Logistics: The Flaw In North Korean War Plans


May 23, 2013: North Korea is often described as having the fourth largest military on the planet. That’s quite an accomplishment for a country of 24 million but the numbers are achieved at the expense of quality and sustainability. The 950,000 personnel in the active military are four percent of the population. When you include reservists who can be called to service in wartime, over 25 percent of the population gets involved. That means the economy, as shabby as it is, pretty much shuts down until the war is over. Fortunately, that won’t take long.

Since North Korea has drawn on its war reserves of food and fuel over the last decade (because of bad harvests and little cash to buy oil), it’s likely that North Korea would be out of fuel for military operations after about a month and food shortages for the entire population would quickly become catastrophic. That’s because the military takes over much of the vehicle transport in wartime and enemy (South Korean/U.S.) air attacks would cripple the railroads. Without transportation, food cannot be moved to areas that don’t produce much of it.
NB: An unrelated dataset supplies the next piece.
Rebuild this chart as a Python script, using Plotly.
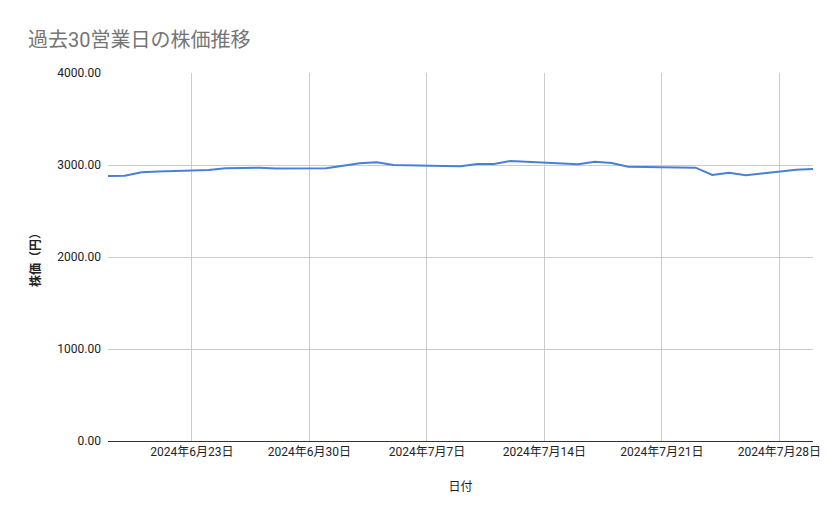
import plotly.graph_objects as go

dates = [
    "2024-06-18", "2024-06-19", "2024-06-20", "2024-06-21",
    "2024-06-24", "2024-06-25", "2024-06-26", "2024-06-27", "2024-06-28",
    "2024-07-01", "2024-07-02", "2024-07-03", "2024-07-04", "2024-07-05",
    "2024-07-08", "2024-07-09", "2024-07-10", "2024-07-11", "2024-07-12",
    "2024-07-15", "2024-07-16", "2024-07-17", "2024-07-18", "2024-07-19",
    "2024-07-22", "2024-07-23", "2024-07-24", "2024-07-25", "2024-07-26",
    "2024-07-29", "2024-07-30",
]
prices = [
    2880, 2884, 2921, 2930,
    2946, 2964, 2967, 2971, 2962,
    2964, 2991, 3019, 3029, 3000,
    2989, 2986, 3011, 3011, 3044,
    3011, 3008, 3036, 3022, 2982,
    2969, 2971, 2891, 2916, 2888,
    2949, 2957,
]
x_tick_vals = ["2024-06-23", "2024-06-30", "2024-07-07", "2024-07-14", "2024-07-21", "2024-07-28"]
x_tick_text = ["2024年6月23日", "2024年6月30日", "2024年7月7日", "2024年7月14日", "2024年7月21日", "2024年7月28日"]
y_tick_vals = [0, 1000, 2000, 3000, 4000]

FONT = "Roboto, 'Noto Sans CJK JP', sans-serif"

fig = go.Figure(go.Scatter(
    x=dates, y=prices, mode="lines",
    line=dict(color="#4a7fd8", width=2),
))

# page body has an 8px margin, so the figure is offset by (8, 8)
W, H = 831, 511
fig.update_layout(
    width=W, height=H,
    margin=dict(l=100, r=26, t=65, b=78),
    paper_bgcolor="white", plot_bgcolor="white",
    showlegend=False,
    font=dict(family=FONT, size=12, color="#222222"),
    title=dict(text="過去30営業日の株価推移", x=20/W, xanchor="left",
               y=1 - 32/H, yanchor="middle",
               font=dict(family=FONT, size=20, color="#757575")),
    xaxis=dict(
        range=[dates[0], dates[-1]],
        tickvals=x_tick_vals, ticktext=x_tick_text,
        showgrid=True, gridcolor="#cccccc", gridwidth=1,
        showline=True, linecolor="#333333", linewidth=1,
        ticks="", tickfont=dict(size=12, color="#222222"),
        title=dict(text="日付", font=dict(size=12, color="#222222"), standoff=24),
        zeroline=False,
    ),
    yaxis=dict(
        range=[0, 4000],
        tickvals=y_tick_vals, tickformat=".2f",
        showgrid=True, gridcolor="#cccccc", gridwidth=1,
        showline=False, zeroline=False,
        ticks="", ticklabelstandoff=6,
        tickfont=dict(size=12, color="#222222"),
        title=dict(text="<b>株価（円）</b>", font=dict(size=12, color="#222222"), standoff=14),
    ),
)

fig.write_html("out.html")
North Korea keeps its data on “war reserves” (food, fuel, ammo, and other supplies stockpiled for wartime) a secret. But many more North Korean refugees have reached South Korea in the last decade and most have served in the military, many quite recently. They all tell a similar tale of low reserves and little new material to replace stuff that is withdrawn to deal with severe food or fuel shortages, or simply goes bad because of age. All this helps to explain the North Korea eagerness to build some nuclear bombs that can be used as weapons. The nukes are rapidly becoming the only effective wartime weapon available but the nukes are not yet ready for prime time.